A liberdade de imprensa constitui-se como um pilar fundamental para o pleno exercício da democracia e da própria cidadania. Em democracias sólidas, a liberdade de expressão, a pluralidade do pensamento e o acesso a fontes de informações diversificadas e independentes constituem-se como princípios essenciais para o controle social das ações do Estado e para que os cidadãos possam buscar informações sobre os diversos temas, a fim de formar suas opiniões e decisões.
É justamente, por isso, que em estados de exceção, autoritários e totalitários, a pluralidade de opiniões e a liberdade de pensamento e de imprensa são uns dos primeiros direitos a serem atacados. Em geral, nesses regimes, a supressão da liberdade se dá por meio do uso da força, da censura e da propaganda oficial, como ocorreu amplamente, na América Latina e em nosso país, a partir das décadas de 60 e 70.

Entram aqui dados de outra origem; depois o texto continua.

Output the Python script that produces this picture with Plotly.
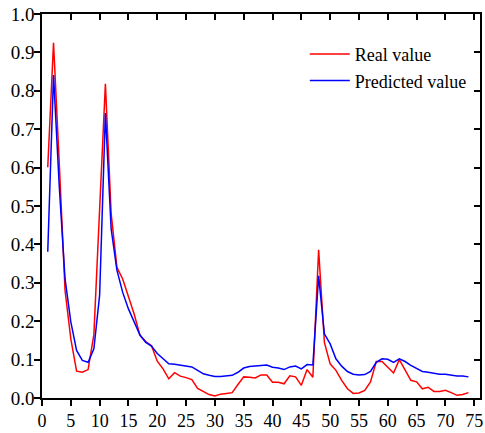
import plotly.graph_objects as go

x_index = list(range(1, 75))

real_value = [
    0.601, 0.925, 0.61, 0.28, 0.154, 0.070, 0.067, 0.074, 0.165, 0.474,
    0.818, 0.48, 0.340, 0.310, 0.262, 0.218, 0.163, 0.147, 0.136, 0.096,
    0.076, 0.050, 0.066, 0.057, 0.053, 0.048, 0.025, 0.016, 0.009, 0.005,
    0.010, 0.012, 0.014, 0.035, 0.055, 0.054, 0.052, 0.060, 0.060, 0.041,
    0.041, 0.037, 0.058, 0.055, 0.033, 0.074, 0.054, 0.386, 0.145, 0.089,
    0.072, 0.046, 0.024, 0.012, 0.013, 0.020, 0.042, 0.095, 0.095, 0.080,
    0.065, 0.100, 0.072, 0.046, 0.042, 0.024, 0.028, 0.017, 0.017, 0.020,
    0.014, 0.007, 0.009, 0.014,
]

predicted_value = [
    0.381, 0.841, 0.55, 0.31, 0.198, 0.124, 0.098, 0.093, 0.128, 0.268,
    0.742, 0.44, 0.333, 0.275, 0.232, 0.197, 0.164, 0.145, 0.135, 0.116,
    0.102, 0.089, 0.088, 0.086, 0.084, 0.081, 0.072, 0.063, 0.059, 0.056,
    0.056, 0.057, 0.059, 0.067, 0.078, 0.082, 0.083, 0.085, 0.086, 0.080,
    0.078, 0.074, 0.081, 0.083, 0.076, 0.087, 0.086, 0.318, 0.167, 0.141,
    0.102, 0.083, 0.069, 0.062, 0.060, 0.061, 0.069, 0.093, 0.102, 0.101,
    0.093, 0.102, 0.095, 0.085, 0.076, 0.069, 0.067, 0.064, 0.062, 0.062,
    0.060, 0.057, 0.057, 0.055,
]

x_ticks = list(range(0, 80, 5))
y_ticks = [round(0.1 * i, 1) for i in range(11)]

FONT = "Liberation Serif"

fig = go.Figure()
fig.add_trace(go.Scatter(x=x_index, y=real_value, mode="lines", name="Real value",
                         line=dict(color="#ff0000", width=1.5)))
fig.add_trace(go.Scatter(x=x_index, y=predicted_value, mode="lines", name="Predicted value",
                         line=dict(color="#0000ff", width=1.5)))
# invisible trace to anchor mirror axes
fig.add_trace(go.Scatter(x=[], y=[], xaxis="x2", yaxis="y2", showlegend=False,
                         hoverinfo="skip"))

axis_common = dict(showgrid=False, zeroline=False, showline=True, linecolor="black",
                   linewidth=1.5, tickcolor="black", tickwidth=1.5, ticklen=6)

fig.update_layout(
    width=485, height=433,
    margin=dict(l=42, r=2, t=14, b=34),
    paper_bgcolor="white", plot_bgcolor="white",
    font=dict(family=FONT, size=18, color="black"),
    xaxis=dict(range=[0, 76], tickvals=x_ticks, ticks="outside",
               ticklabeloverflow="allow", **axis_common),
    yaxis=dict(range=[0, 1.0], tickvals=y_ticks, tickformat=".1f", ticks="outside",
               tickfont=dict(family=FONT, size=19), ticklabelstandoff=-4,
               ticklabeloverflow="allow", **axis_common),
    xaxis2=dict(range=[0, 76], tickvals=x_ticks, ticks="inside", side="top",
                overlaying="x", showticklabels=False, **axis_common),
    yaxis2=dict(range=[0, 1.0], tickvals=y_ticks, ticks="inside", side="right",
                overlaying="y", showticklabels=False, **axis_common),
    legend=dict(x=0.6, y=0.943, xanchor="left", yanchor="top",
                bgcolor="rgba(0,0,0,0)", borderwidth=0,
                font=dict(family=FONT, size=18), itemwidth=40),
    showlegend=True,
)

fig.write_html("out.html")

No Brasil, os veículos de comunicação se organizaram, historicamente, em torno de estruturas de oligopólios familiares, extremamente concentrados. Isso significa que, por muito tempo, um número limitado de famílias, donas dessas estruturas, detiveram o poder de pautar ou de silenciar os temas a serem tratados e discutidos pela sociedade brasileira.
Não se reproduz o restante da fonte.